Autre argument, celui de la sécurité des surveillants. Et Christopher Dorangeville de rappeler l'agression au couteau, en septembre 2016, de deux surveillants de la prison d'Osny par un détenu radicalisé placé à l'isolement. "Tous les moyens ne sont pas mis en oeuvre par l'administration pénitentiaire pour la prise en charge des personnes radicalisées en prison. Les recrutements qui sont faits ne viennent pas renforcer nos effectifs. Or les caméras nous aident, mais elles ne font pas tout", poursuit-il.
Nous préférerions que les détenus radicalisés soient dispersés
Christopher Dorangeville, CGT pénitentiaire
La sénatrice écologiste Esther Benbassa, quant à elle, a mené une mission d'information sur le désendoctrinement, le désembrigadement et la réinsertion des djihadistes.
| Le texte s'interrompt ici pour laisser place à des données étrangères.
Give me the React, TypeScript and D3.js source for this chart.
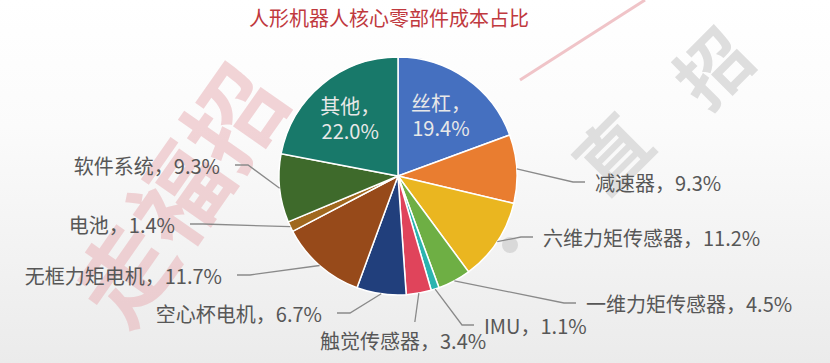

Elle fait aujourd'hui le constat d'une "impasse". "L'idée de mettre ensemble des détenus radicalisés, ce n'est sûrement pas la bonne solution" confie-t-elle à LCI. "Le côté positif, c'est qu'ils sont soumis, dans ces quartiers d'évaluations, à des entretiens psychologiques, qu'il faudrait à l'avenir conserver, mais force est de constater que les quartiers d'isolement, comme les QER ne fonctionnent pas vraiment."
Alors vers quelle(s) solution(s) se tourner ? Pour l'heure, si l'on s'en rapporte au site du gouvernement, la tendance est plutôt à l'isolement, à l'accroissement sécuritaire, et à la création de nouveaux quartiers spécialisés, afin de gérer ces détenus repérés comme "sensibles" et radicalisés.
Il est intéressant de constater que certains surveillants, eux, préconisent exactement l'inverse. "Nous n'avons pas la science infuse, cette gestion relève d'un problème de société bien plus que du monde carcéral à lui seul" explique encore Christopher Dorangeville. "Mais nous préférerions que les détenus radicalisés soient dispersés dans plusieurs centres pénitentiaires et mis à l'isolement sur place, afin de minimiser les risques."
Esther Benbassa voit plutôt la solution au travers d'un changement de paradigme : "Il faudrait peut-être créer davantage de résidences surveillées par des éducateurs pour les petits délinquants, afin que ceux-ci ne se retrouvent pas dans la possibilité d'être embrigadés, au contact de personnes radicalisées en prison." Autrement dit, en finir avec le "tout carcéral", qui prévaut encore aujourd'hui en France.